C++ has another possibility: anonymous namespaces. An unnamed namespace is also just visible inside the same .cpp-file. Every function or class declared inside of it has internal linkage.

namespace{

void unused(){
	puts("This is dead code which is never called.");
}

} // anonymous namespace

The compiler can now see that unused() is only visible inside deadcode.cpp and there is no call to it in deadcode.cpp. Hence, the function is unreachable and removed as dead code.

Instead of changing the file by hand, we can use a special flag of GCC.

$ g++ -O2 -march=native -fwhole-program deadcode.cpp -o deadcode

-fwhole-program lets the compiler assume that there is just one .cpp-file and, therefore, set every function except main to internal linkage. This will remove unused() without any source changes.

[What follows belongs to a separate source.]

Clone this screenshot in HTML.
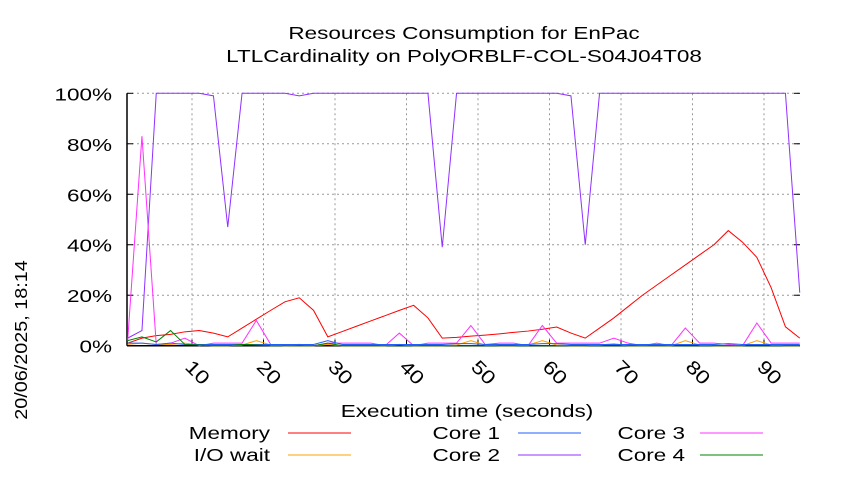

Garbage Collection with the Linker

Obviously, internal linkage cannot help with static libraries. The whole point of functions in a static library is to be called from other .cpp-files. They need to have external linkage. Different .cpp-files can call different subsets of functions from a static library. The compiler processing each .cpp-file in isolation always sees just one subset. The only tool which has the full picture is the linker. It knows all object files and all libraries involved in the compilation. We have to instruct it explicitly to remove unused code.

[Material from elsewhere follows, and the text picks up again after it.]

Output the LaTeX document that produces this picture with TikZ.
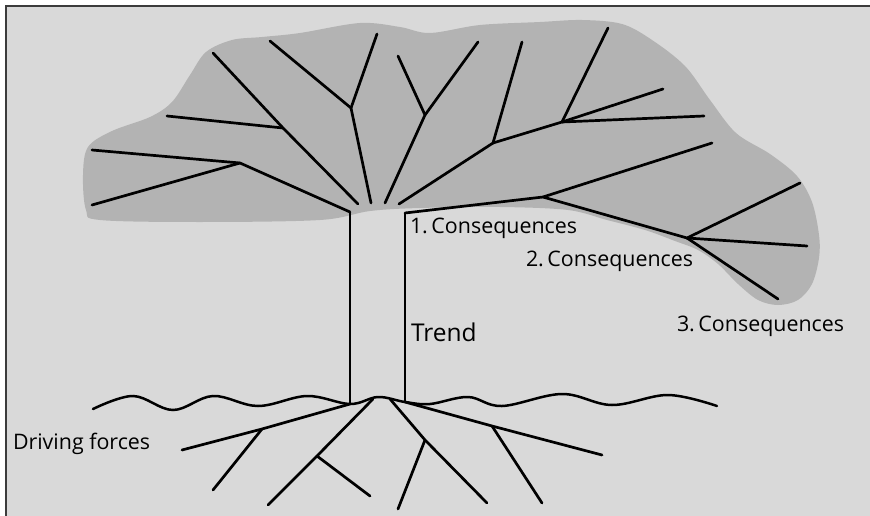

$ g++ -O2 -march=native -ffunction-sections -Wl,--gc-sections deadcode.cpp -o deadcode

-ffunction-sections puts every function in its own ELF section. The linker only sees sections as a black box. --gc-sections tells the linker to track calls into sections and remove unused ones. -Wl,<linker-flag> passes a flag to the linker. With both flags enabled, the linker can construct a call graph for the whole program and remove unused() even when it has external linkage.

There are some caveats attached to this solution. Putting every function in its own section adds quite some size overhead to the executable when it is not just a toy program. In case of static linking, the static library has to be compiled with -ffunction-sections too.

Link-Time Optimization

As we learned, the linker is in a nice position to see every part of a program. Many optimization passes, not just dead code elimination, benefit from a bigger picture of the program. Therefore, modern compilers and linkers provide link-time optimization (LTO).

$ g++ -O2 -march=native -flto deadcode.cpp -o deadcode

-flto lets the compiler and its optimization passes see the whole program during linking. It sees that unused() is not called in any .cpp-file and removes it as dead code even with external linkage.

Same as before, static libraries have to be compiled with LTO enabled, otherwise the compiler cannot reason about it and remove unused code. But the main problem of LTO hindering its widespread adoption is high memory consumption and increased compilation time. The sequential step of linking is now also used to run optimization passes on bigger parts of the program. Linking is not trivially parallelizable like compiling .cpp-files to object files. Both, GCC and LLVM are working on improving scalability of LTO, e.g., LLVM with ThinLTO.

Conclusion

Coming back to our initial question if the compiler can safely remove unused code: yes, the compiler can do it if you ask in the right way. It is not done by simply enabling optimizations. LTO is the best variant in my opinion as it also enables a lot of other optimizations to be applied to your whole program. If you can tolerate the scalability issues of the compilation, LTO is the way to go.